Afin de préparer dignement les fêtes qui s’approchent à grand pas, la rédaction de Superpouvoir vous propose son calendrier de l’avent comics. Chaque jour, une petite pépite, un coup de cœur, une œuvre injustement ignorée vous sera dévoilée pour, pourquoi pas, l’ajouter au pied du sapin et surtout, étoffer votre culture comics.

Et aujourd’hui, un retour dans les swinging eighties avec l’un des tout premiers travaux de Grant Morrison : ZENITH !

(image : © Rebellion A/S)

Le soleil, au Zénith

Il y a quelques années, Urban Comics a tenté de sortir des sentiers battus pour nous proposer Zenith. C’est l’une des toutes premières œuvres du scénariste écossais Grant Morrison, publiée dans la magazine anthologique 2000 AD, celui-là même qui publie toujours les aventures de Judge Dreed et qui a révélé au grand public les noms d’Alan Moore, Brian Bolland, Dave Gibbons et Peter Milligan. Ce volume reprend globalement les deux premiers arcs de la série, qui ont été publiés sous la forme d’une douzaine d’épisodes de dix pages, ce qui est le format habituel des histoires de 2000 AD.

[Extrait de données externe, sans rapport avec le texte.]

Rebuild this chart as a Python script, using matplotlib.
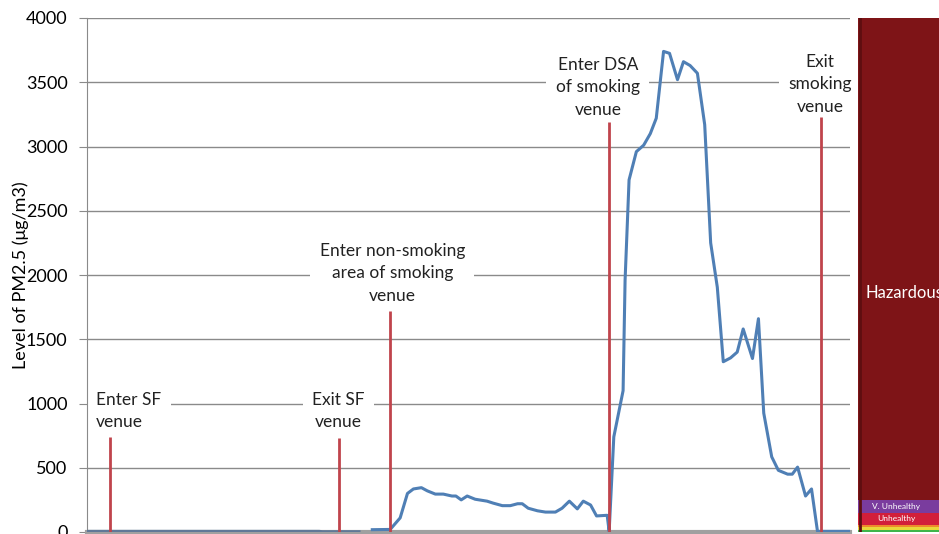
import numpy as np
import matplotlib.pyplot as plt

plt.rcParams['font.family'] = ['Lato', 'DejaVu Sans']

# PM2.5 readings (minutes from start, ug/m3); nan marks a gap in the record
minutes = [0, 35, 35.5, 41, 42, 43, 45.7, 47.2, 48.3, 49.2, 50.4, 51.3, 52.5, 53.7,
           55.0, 55.6, 56.4, 57.3, 58.5, 60.3, 61.2, 62.6, 63.8, 64.9, 65.6, 66.5,
           67.9, 69.1, 70.6, 71.6, 72.7, 73.9, 74.8, 75.9, 76.8, 78.4, 78.7, 79.4,
           80.8, 81.1, 81.7, 82.8, 83.9, 84.9, 85.8, 86.9, 87.8, 89.0, 89.9, 90.9,
           92.0, 93.1, 94.0, 95.0, 95.9, 97.0, 98.0, 98.9, 100.3, 101.2, 102.0,
           103.2, 104.2, 105.6, 106.3, 107.1, 108.3, 109.2, 110.1, 115]
pm25 = [5, 5, 2, 2, np.nan, 18, 20, 110, 300, 335, 345, 320, 295, 295,
        280, 280, 250, 280, 255, 240, 225, 205, 205, 220, 220, 185,
        165, 155, 155, 185, 240, 180, 240, 210, 125, 130, 5, 740,
        1100, 1960, 2740, 2960, 3010, 3100, 3220, 3740, 3725, 3520, 3660, 3630,
        3570, 3170, 2250, 1905, 1325, 1355, 1400, 1580, 1350, 1660, 925,
        585, 480, 450, 450, 505, 280, 335, 5, 5]

# event markers
event_t = [3.5, 38.0, 45.7, 78.7, 110.6]
event_top = [740, 730, 1720, 3190, 3230]
event_labels = ["Enter SF\nvenue", "Exit SF\nvenue",
                "Enter non-smoking\narea of smoking\nvenue",
                "Enter DSA\nof smoking\nvenue", "Exit\nsmoking\nvenue"]
label_x = [1.4, 37.9, 46.0, 77.0, 110.5]
label_y = [1090, 1090, 2250, 3700, 3720]
label_ha = ['left', 'center', 'center', 'center', 'center']

# AQI category bands
aqi_names = ["Good", "Moderate", "USG", "Unhealthy", "V. Unhealthy", "Hazardous"]
aqi_edges = [0, 12, 35.5, 55.5, 150.5, 250.5, 4000]
aqi_colors = ['#3fb54a', '#e8d83a', '#ee8a2c', '#d21f3a', '#7a3c9e', '#7e1417']

fig = plt.figure(figsize=(9.39, 5.34), dpi=100)
ax = fig.add_axes([87/939, 2/534, 763/939, 514/534])

ax.set_xlim(0, 115)
ax.set_ylim(0, 4000)
ax.set_yticks(range(0, 4001, 500))
ax.yaxis.grid(True, color='#8a8a8a', lw=1)
ax.set_axisbelow(True)
ax.set_xticks([])
ax.tick_params(axis='y', labelsize=13, length=6, color='#8a8a8a', pad=8)
for s in ['top', 'right']:
    ax.spines[s].set_visible(False)
ax.spines['left'].set_color('#8a8a8a')
ax.spines['bottom'].set_color('#a0a0a0')
ax.spines['bottom'].set_linewidth(3)
ax.set_ylabel("Level of PM2.5 (\u03bcg/m3)", fontsize=13)
ax.yaxis.set_label_coords(-0.076, 0.5)

ax.plot(minutes[:4], pm25[:4], color='#607898', lw=2.2, zorder=3)
ax.plot(minutes[3:], pm25[3:], color='#4f7fb5', lw=2.2, zorder=3)
ax.vlines(event_t, 0, event_top, color='#c0444c', lw=2, zorder=4)

for txt, x, y, ha in zip(event_labels, label_x, label_y, label_ha):
    ax.text(x, y, txt, ha=ha, va='top', fontsize=12.5, color='#222222',
            linespacing=1.5, zorder=2,
            bbox=dict(boxstyle='square,pad=0.55', fc='white', ec='none'))

# AQI colour bar on the right, running past the figure edge
band = fig.add_axes([858/939, 2/534, 150/939, 514/534])
band.set_xlim(0, 1)
band.set_ylim(0, 4000)
band.axis('off')
for i, c in enumerate(aqi_colors):
    band.bar(0.5, aqi_edges[i + 1] - aqi_edges[i], bottom=aqi_edges[i],
             width=1, color=c)
band.axvline(0.01, color='#5e0e10', lw=2)
band.text(0.05, 1860, aqi_names[5], color='white', fontsize=12, va='center')
band.text(0.09, 200, aqi_names[4], color='white', fontsize=6, va='center')
band.text(0.13, 105, aqi_names[3], color='white', fontsize=6, va='center')

fig.savefig('out.png', dpi=100)
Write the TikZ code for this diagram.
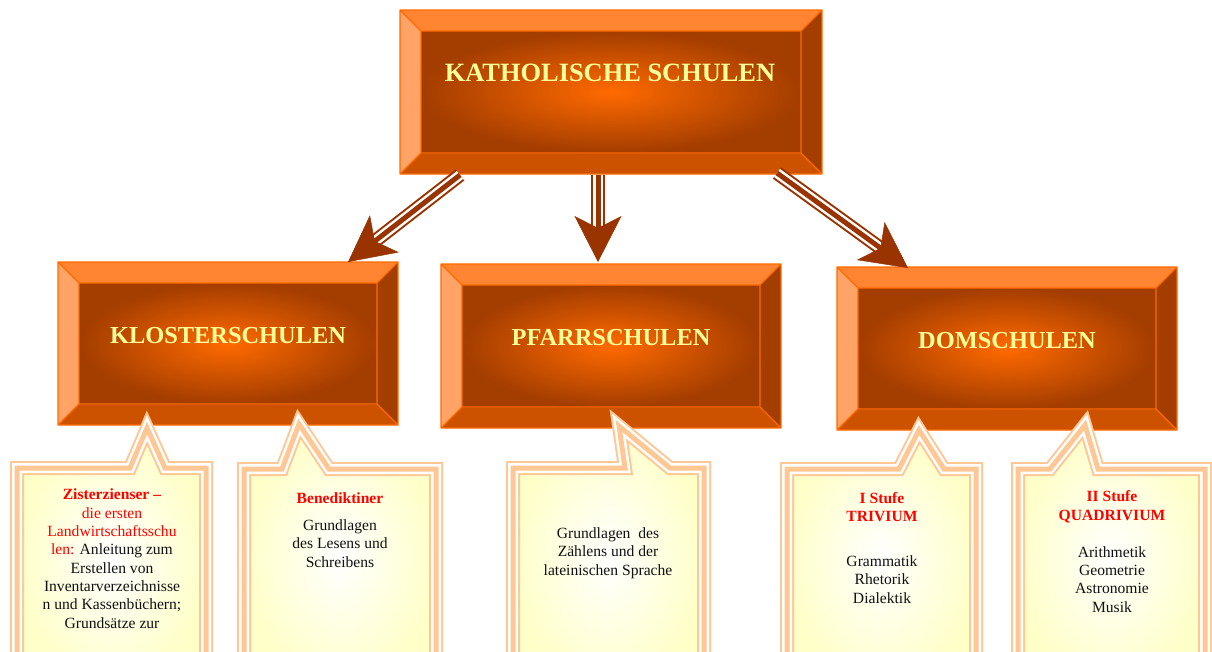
\documentclass[tikz,border=0pt]{standalone}
\usepackage{fontspec}
\setmainfont{Liberation Serif}
\usetikzlibrary{arrows.meta}
\definecolor{bvtop}{HTML}{FF8533}
\definecolor{bvleft}{HTML}{FFA366}
\definecolor{bvright}{HTML}{A33D00}
\definecolor{bvbottom}{HTML}{CC5200}
\definecolor{bvline}{HTML}{FF6A00}
\definecolor{incenter}{HTML}{FF6A00}
\definecolor{inedge}{HTML}{A33D00}
\definecolor{titlecol}{HTML}{FFFF99}
\definecolor{arrowcol}{HTML}{993300}
\definecolor{callcol}{HTML}{FFC794}
\definecolor{callfill}{HTML}{FFFFC8}
\definecolor{redtext}{HTML}{FF0000}
\definecolor{blacktext}{HTML}{111111}

\newcommand\bevelbox[5]{%
 \fill[bvtop] (#1,#2) -- (#3,#2) -- ({#3-#5},{#2+#5}) -- ({#1+#5},{#2+#5}) -- cycle;
 \fill[bvright] (#3,#2) -- (#3,#4) -- ({#3-#5},{#4-#5}) -- ({#3-#5},{#2+#5}) -- cycle;
 \fill[bvbottom] (#3,#4) -- (#1,#4) -- ({#1+#5},{#4-#5}) -- ({#3-#5},{#4-#5}) -- cycle;
 \fill[bvleft] (#1,#4) -- (#1,#2) -- ({#1+#5},{#2+#5}) -- ({#1+#5},{#4-#5}) -- cycle;
 \shade[inner color=incenter, outer color=inedge] ({#1+#5},{#2+#5}) rectangle ({#3-#5},{#4-#5});
 \draw[bvline, line width=1.2pt, line join=round]
   (#1,#2) rectangle (#3,#4)
   ({#1+#5},{#2+#5}) rectangle ({#3-#5},{#4-#5})
   (#1,#2) -- ({#1+#5},{#2+#5}) (#3,#2) -- ({#3-#5},{#2+#5})
   (#3,#4) -- ({#3-#5},{#4-#5}) (#1,#4) -- ({#1+#5},{#4-#5});
}
\newcommand\calloutshape[1]{%
 \shade[inner color=white, outer color=callfill] #1;
 \draw[callcol, line width=14pt] #1;
 \draw[white, line width=10pt] #1;
 \draw[callcol, line width=5pt] #1;
}
\newcommand\triplearrow[2]{%
 \draw[arrowcol, line width=14pt, shorten >=30pt] (#1) -- (#2);
 \draw[white, line width=10pt, shorten >=30pt] (#1) -- (#2);
 \draw[arrowcol, line width=5pt, shorten >=30pt] (#1) -- (#2);
 \draw[arrowcol, line width=0.5pt, -{Stealth[length=46pt,width=47pt,inset=12pt]}] (#1) -- (#2);
}
\tikzset{
 titletext/.style={text=titlecol, anchor=base, inner sep=0pt},
 bigtitle/.style={titletext, font=\fontsize{26.4}{30}\selectfont\bfseries},
 midtitle/.style={titletext, font=\fontsize{24.4}{28}\selectfont\bfseries},
 calltext/.style={anchor=base, align=center, inner sep=0pt, text=blacktext,
   font=\fontsize{15.6}{18.3}\selectfont},
}

\begin{document}
\begin{tikzpicture}[x=1pt,y=-1pt]
\useasboundingbox (0,0) rectangle (1212,651);
\fill[white] (0,0) rectangle (1212,651);

% boxes
\bevelbox{400}{10}{822}{174}{21}
\node[bigtitle] (kath) at (610,81) {KATHOLISCHE SCHULEN};
\bevelbox{58}{262}{398}{425}{21}
\node[midtitle] (kloster) at (228,343) {KLOSTERSCHULEN};
\bevelbox{441}{264}{781}{428}{21}
\node[midtitle] (pfarr) at (611,345) {PFARRSCHULEN};
\bevelbox{837}{267}{1177}{430}{21}
\node[midtitle] (dom) at (1007,348) {DOMSCHULEN};

% arrows
\coordinate (a1s) at (460,175);
\coordinate (a1t) at (348,262);
\coordinate (a2s) at (598,175);
\coordinate (a2t) at (598,262);
\coordinate (a3s) at (777,173);
\coordinate (a3t) at (908,268);
\triplearrow{a1s}{a1t}
\triplearrow{a2s}{a2t}
\triplearrow{a3s}{a3t}

% callouts
\calloutshape{(17,690) -- (17,468) -- (130,468) -- (147,428) -- (165,468) -- (206,468) -- (206,690) -- cycle}
\calloutshape{(244,690) -- (244,469) -- (282,469) -- (299,424) -- (329,469) -- (436,469) -- (436,690) -- cycle}
\calloutshape{(513,690) -- (513,468) -- (625,468) -- (619,426) -- (670,468) -- (704,468) -- (704,690) -- cycle}
\calloutshape{(787,690) -- (787,469) -- (899,469) -- (919,430) -- (944,469) -- (976,469) -- (976,690) -- cycle}
\calloutshape{(1018,690) -- (1018,469) -- (1050,469) -- (1085,425) -- (1098,469) -- (1205,469) -- (1205,690) -- cycle}

% callout texts (anchor = baseline of the last line)
\node[calltext] (zist) at (112,628) {%
 \textcolor{redtext}{\textbf{Zisterzienser –}}\\
 \textcolor{redtext}{die ersten}\\
 \textcolor{redtext}{Landwirtschaftsschu}\\
 \textcolor{redtext}{len:} Anleitung zum\\
 Erstellen von\\
 Inventarverzeichnisse\\
 n und Kassenbüchern;\\
 Grundsätze zur};
\node[calltext] (bene) at (340,567) {%
 \textcolor{redtext}{\textbf{Benediktiner}}\\[8.7pt]
 Grundlagen\\
 des Lesens und\\
 Schreibens};
\node[calltext] (zaehl) at (608,575) {%
 Grundlagen\ \ des\\
 Zählens und der\\
 lateinischen Sprache};
\node[calltext] (triv) at (882,603) {%
 \textcolor{redtext}{\textbf{I Stufe}}\\
 \textcolor{redtext}{\textbf{TRIVIUM}}\\[26.7pt]
 Grammatik\\
 Rhetorik\\
 Dialektik};
\node[calltext] (quad) at (1112,612) {%
 \textcolor{redtext}{\textbf{II Stufe}}\\
 \textcolor{redtext}{\textbf{QUADRIVIUM}}\\[18.7pt]
 Arithmetik\\
 Geometrie\\
 Astronomie\\
 Musik};
\end{tikzpicture}
\end{document}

Zenith est le seul super-héros qui vit encore sur terre, après la disparition de tous les autres. Sauf que, Zenith n’est pas vraiment un super-héros. C’est avant tout un égoïste, que seule la célébrité intéresse et qui utilise ses pouvoirs et sa notoriété pour draguer les filles et faire tout ce qui lui plait. Mais le destin est cruel. Le retour de personnages issus de son passé va engendrer une véritable prise de conscience chez notre héros, qui va alors devoir apprendre le sens de l’abnégation.

Léger mais prometteur

On s’en doute un peu, ce travail de jeunesse est assez classique. Grant Morrison est audacieux, mais apprend à faire ses gammes. Ce qui est assez amusant, c’est de constater que le scénariste tente une approche plutôt fun et légère, ce qu’il n’a plus vraiment l’habitude de faire aujourd’hui. Lui qui est un chantre des récit métaphysiques, il nous propose ici plutôt un récit ancré dans la réalité et cela ne lui va pas si mal ! Car pour un travail de jeunesse, on sent déjà poindre le talent du scénariste, que ce soit dans le prologue de l’histoire ou une uchronie plutôt bien maîtrisée.
Il y a quelques bonnes trouvailles, notamment dans l'agencement de l'histoire (le prologue du premier segment est vraiment superbement construit) et on sent déjà un scénariste qui maîtrise ce qu'il écrit. Bien évidemment, comme de coutume dans les publications britanniques de l’époque, Morrison livre une satire politique, avec notamment la création de Mandala, un super-héros psychédélique devenu ministre du gouvernement de Margaret Thatcher. La thèse est assez classique puisqu’il s’agit d’une variation sur le thème des effets pervers du pouvoir et de la corruption qu’il entraîne, mais c’est vraiment plaisant. On n’échappera pas non plus aux messages sur la cause animale puisque c’est l’une des marottes de l’auteur écossais.
Le premier segment est d’ailleurs meilleur que sa suite, car elle permet de développer les personnages secondaires en profondeur. Ce qui est bizarre, c’est que Grant Morrison fait des efforts de caractérisation sur tout le casting, sauf son héros principal, qui reste encore un peu superficiel. Il n’y a pas autant de cynisme que dans un X-Force/X-Statix de Peter Milligan, mais les idées sont là et elles sont bien présentes. La deuxième partie du récit est un peu chaotique, inférieure à la première, mais ravira les fans du scénariste qui propose ici des idées bizarroïdes.

Des dessins splendides

Mais la réelle valeur ajoutée de l’histoire, c’est la puissance des dessins de Steve Yeowell (Starman, Invisibles). Contrairement à ses dessins récents, le style du dessinateur est quasiment méconnaissable. Il ajoute des tonnes de détails à ses dessins, remplit ses planches de nombreuses références, et évolue en plus au fil des épisodes vers ce style épuré et un peu plus clair qu’on lui connaît aujourd’hui. Si Zenith n’est peut-être pas la meilleure bande dessinée de l’univers, elle propose toutefois au lecteur de découvrir non seulement un futur grand scénariste dans ses premières œuvres mais aussi un dessinateur injustement méconnu et qui mérite largement qu’on s’y attarde. Si l’on saupoudre d’un peu de critique politicienne so british, Zenith vous proposera un très agréable moment de lecture.

À regretter toutefois, l’absence d’un second volume qui n’est jamais venu. C’est dommage.

Zenith Tome 1 est paru en France chez Urban Comics en 2016. Il reprend les épisodes 535-550; 558-559 et 589-606 de la revue 2000 AD sortis en 1987.